毎日2回の60分JOGにおけるマイナス要素例
・遅筋繊維が刺激を受けすぎて、速筋繊維が動員されない(最大パワーの低下)。
・速い動きに対する神経系の感覚が失われる(最大・最大下スピードの能力低下)。
・筋疲労からトップスピードが出ない(ストライド・ピッチ頻度の低下)

こうした状況で、上記のような能力開発に取り組んでも、
・体が思うように動かない
・最大努力で練習していても身体能力に対する負荷が上がらない
という状況になりがちです。

日本の練習では、基本の練習ができるようになって後から様々な練習を追加していくことが一般的です。しかし基本の練習が多すぎて、あとから追加された練習(他の能力開発のための練習)効果が半減もしくはなくなっていることに気が付かなければなりません。もちろん後付け(追加)の練習で能力を開発していける選手も多く存在しますが、すべての選手ではありません。
自分の練習の中で、習慣的に行っている練習も実は他の能力を開発するにあたってマイナスに働き、総合して走力の効率的な向上につながっていないという状況に陥っていないでしょうか。

自転車運動は走れない間の代替練習ですが、効果があれば今後もつづけていきたいと思います。まだ走る練習を行っていないので『走動作に対する効果とマイナス要素』はこれから検証していく予定です。

また現在はジムトレーニング(フリーウエイト・バランストレーニングなど)も行っているので、筋力を向上させたうえで、筋肉の弾性力を走動作に活かせるのかも走る練習とレースの中で検証していきます。
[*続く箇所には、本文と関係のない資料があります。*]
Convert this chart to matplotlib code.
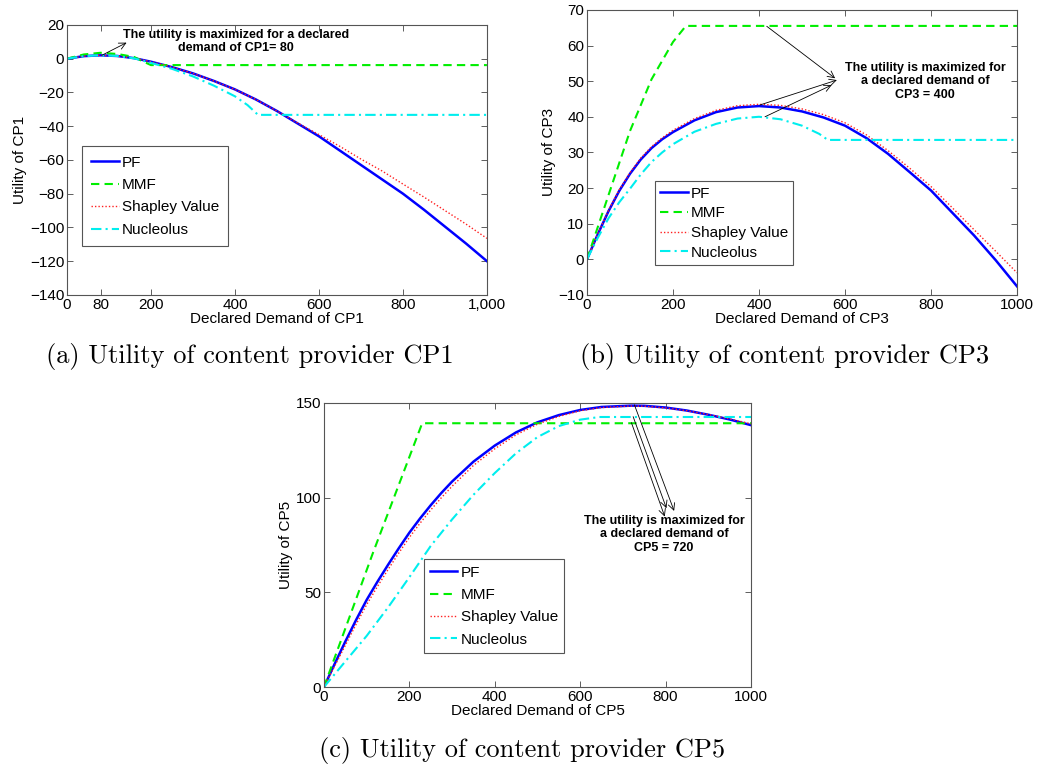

長距離の練習に関しては、『私の長距離の練習サイクル』を継続して行っていく中で、負荷を増やす(レベルアップ)にあたり距離に頼るのではなく、自身の今まで意識していなかった能力開発
・トップスピード
・ランニングフォーム
・バランス感覚
・神経系
・最大筋力パワー
・瞬発力
・中間筋線維
・無酸素エネルギー

こういった能力を開発する練習を
バランスよく

→効率的に効果を得られるトレーニングサイクル
→トレーニングの組み合わせ
→トレーニング頻度

・30㎞走った後に100mを10本行うと効果を得ることができるでしょうか。
・毎日1000m×5を行って最大能力を引き出せるでしょうか。
・5㎞TTの次の日に5㎞TTを行うことにTTの効果は最大に得られているのでしょうか。

練習計画に組み入れていくことが、ただやみくもに何キロ走った、何時間増やした、といったボーナスの距離を稼いで長距離のレベルアップを図ろうとする考え方から抜け出すことにつながると思います。

以前記したように、フォームの悪い60分間JOGを毎日行うより、10分走って15分ドリルでフォームを作り直して、10分走る40分間のトレーニングのほうが走る能力を改善できるといったことにあらわされていることと同じことです。


ここまでが、この故障中に行った練習の中間報告です。
足の具合は随分とよくなってきているので、今週末に走れれば走ろうと思います。
また、走るメイン練習と無酸素性エネルギーの能力の開発を組み合わせて、トラックシーズンにつなげられるように計画していくのでそちらの報告も今後行う予定です。

私事ですが、最近『ビーガン(完全菜食主義)』になりましたので、栄養に関する情報についても発信できればと思います。